On perçoit l’inquiétude et la crispation dans les déclarations récentes du cardinal Julian Herranz [7] :
"Nous nous trouvons face à une vague de fondamentalisme laïc", affirme-t-il.
"Nous assistons à l’apparition d’une intolérance qui confond la laïcité de l’Etat avec le laïcisme", soutient le cardinal. [8]

Il rejoint le cardinal Renato Martino qui dénonce haut et fort « une Inquisition antichrétienne » après le haro suscité par les déclarations de Rocco Buttiglione affirmant devant les eurodéputés que l’homosexualité est un « péché », que la famille est la matrice qui permet « à la femme d’avoir des enfants et d’être protégée par son mari » ...
 [9]

Ne désespérons pas !

Pour conclure son dossier, Lilian Renard donne la parole à Gilles Rebêche, en citant une prière écrite par ce diacre toulonnais :

Protège-nous de l’illusion d’être les seuls à posséder la Vérité [...]
protège-nous de vouloir imposer aux autres notre morale ...

Notes

[1Lilian Renard a publié, le 2 novembre 2004, dans le quotidien local Var-Matin, un dossier très complet intitulé Sous la soutane, la face cachée du diocèse.

[2Présent du 6 août 1996.

[3Une soixantaine de paroisses françaises seraient aujourd’hui organisées en cellules.

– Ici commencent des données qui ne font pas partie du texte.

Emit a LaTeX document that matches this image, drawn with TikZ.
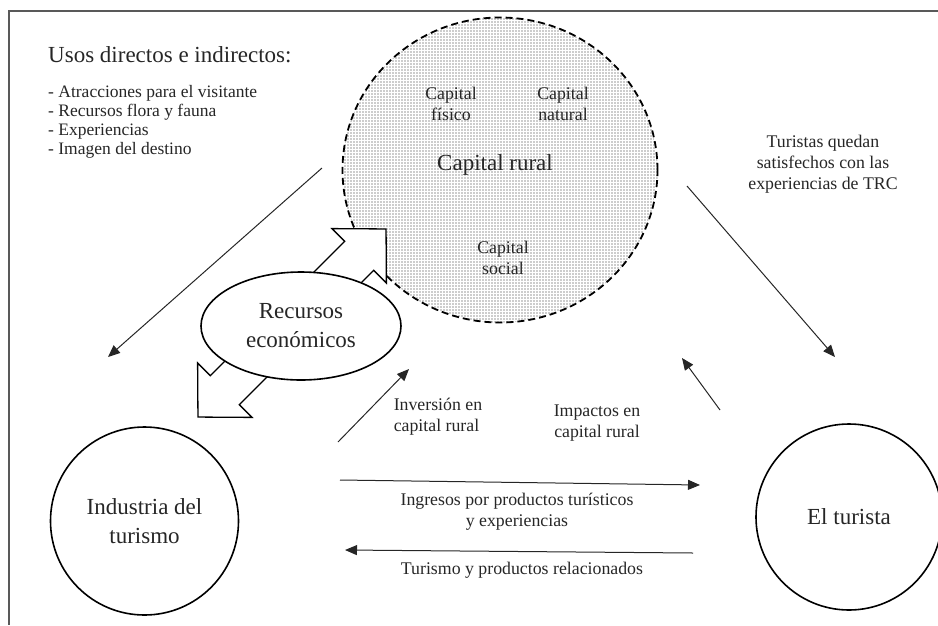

[4Les occupants devaient quitter l’église le 10 janvier, après avoir fait le ménage et remis les lieux en ordre. Le maire de Sanary et l’évêché de Toulon-Fréjus avaient obtenu que le TGI de Toulon ordonne leur expulsion dans un délai de cinq jours "au besoin avec le concours de la force publique", afin de "rétablir l’ordre public".

[5Var Matin, 14 janvier 2004.

[6Le Figaro, 28 octobre 2004

[7Le cardinal Julian Herranz est un des plus hauts dignitaires de l’Opus Dei. Très proche de la personne du pape, il est membre de la chapelle pontificale.

[8Entretien consacré à la situation en Europe, publié par le quotidien italien Il Giornale, le 19 octobre 2004. Source : ZENIT, Agence d’information - Le monde vu de Rome.